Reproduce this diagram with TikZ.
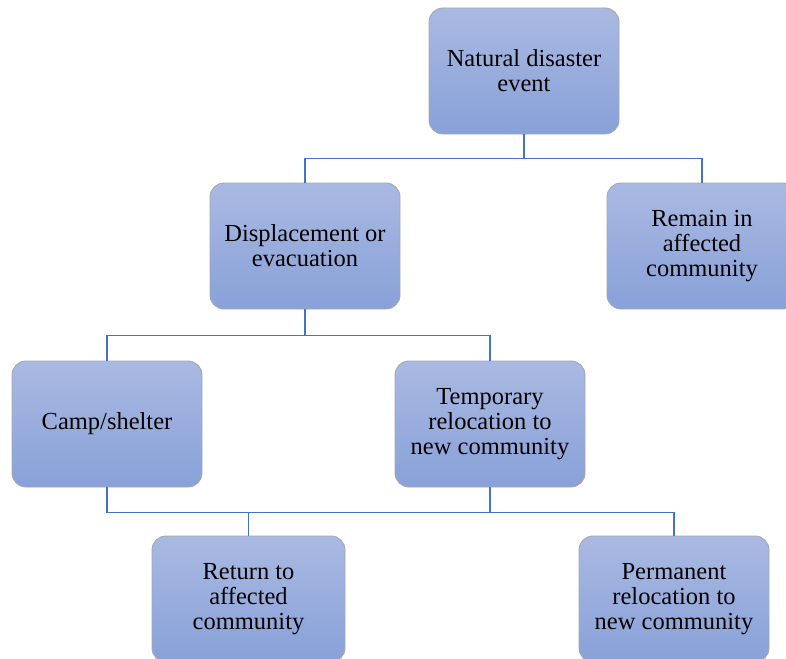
\documentclass[tikz,border=0pt]{standalone}
\usepackage{fontspec}
\setmainfont{Liberation Serif}
\definecolor{boxtop}{HTML}{AAB9E2}
\definecolor{boxbot}{HTML}{88A1D8}
\definecolor{boxedge}{HTML}{A3A8B4}
\definecolor{linkblue}{HTML}{4472C4}
\begin{document}
\begin{tikzpicture}[x=1pt,y=-1pt,
  box/.style={draw=boxedge, line width=0.9pt, rounded corners=14pt,
    top color=boxtop, bottom color=boxbot,
    minimum width=190pt, minimum height=126pt, inner sep=0pt,
    align=center, font=\fontsize{24.5}{25}\selectfont},
  link/.style={draw=linkblue, line width=1.4pt}]
\useasboundingbox (0,0) rectangle (786,658);
\clip (0,0) rectangle (786,658);

% boxes
\node[box] (event)  at (524,71)    {Natural disaster\\event};
\node[box] (displ)  at (305,246)   {Displacement or\\evacuation};
\node[box] (remain) at (702,246)   {Remain in\\affected\\community};
\node[box] (camp)   at (107,424)   {Camp/shelter};
\node[box] (temp)   at (490,424)   {Temporary\\relocation to\\new community};
\node[box, minimum width=193pt] (return) at (248.5,599) {Return to\\affected\\community};
\node[box] (perm)   at (674,599)   {Permanent\\relocation to\\new community};

% bus junctions
\coordinate (bus1) at ([yshift=-24pt]event.south);
\coordinate (bus2) at ([yshift=-26pt]displ.south);
\coordinate (bus3) at ([yshift=-25pt]temp.south);

% connectors
\draw[link] (event.south) -- (bus1);
\draw[link] (displ.north) |- (bus1) -| (remain.north);
\draw[link] (displ.south) -- (bus2);
\draw[link] (camp.north) |- (bus2) -| (temp.north);
\draw[link] (temp.south) -- (bus3);
\draw[link] (camp.south) |- (bus3) -| (perm.north);
\draw[link] (return.north) -- (return.north |- bus3);
\end{tikzpicture}
\end{document}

○ ○ ○ ○ ○

**Set task**
Return the listing above unchanged, apart from dropping its pictures.

**Written solution**
Reproduce this diagram with TikZ.
\documentclass[tikz,border=0pt]{standalone}
\usepackage{fontspec}
\setmainfont{Liberation Serif}
\definecolor{boxtop}{HTML}{AAB9E2}
\definecolor{boxbot}{HTML}{88A1D8}
\definecolor{boxedge}{HTML}{A3A8B4}
\definecolor{linkblue}{HTML}{4472C4}
\begin{document}
\begin{tikzpicture}[x=1pt,y=-1pt,
  box/.style={draw=boxedge, line width=0.9pt, rounded corners=14pt,
    top color=boxtop, bottom color=boxbot,
    minimum width=190pt, minimum height=126pt, inner sep=0pt,
    align=center, font=\fontsize{24.5}{25}\selectfont},
  link/.style={draw=linkblue, line width=1.4pt}]
\useasboundingbox (0,0) rectangle (786,658);
\clip (0,0) rectangle (786,658);

% boxes
\node[box] (event)  at (524,71)    {Natural disaster\\event};
\node[box] (displ)  at (305,246)   {Displacement or\\evacuation};
\node[box] (remain) at (702,246)   {Remain in\\affected\\community};
\node[box] (camp)   at (107,424)   {Camp/shelter};
\node[box] (temp)   at (490,424)   {Temporary\\relocation to\\new community};
\node[box, minimum width=193pt] (return) at (248.5,599) {Return to\\affected\\community};
\node[box] (perm)   at (674,599)   {Permanent\\relocation to\\new community};

% bus junctions
\coordinate (bus1) at ([yshift=-24pt]event.south);
\coordinate (bus2) at ([yshift=-26pt]displ.south);
\coordinate (bus3) at ([yshift=-25pt]temp.south);

% connectors
\draw[link] (event.south) -- (bus1);
\draw[link] (displ.north) |- (bus1) -| (remain.north);
\draw[link] (displ.south) -- (bus2);
\draw[link] (camp.north) |- (bus2) -| (temp.north);
\draw[link] (temp.south) -- (bus3);
\draw[link] (camp.south) |- (bus3) -| (perm.north);
\draw[link] (return.north) -- (return.north |- bus3);
\end{tikzpicture}
\end{document}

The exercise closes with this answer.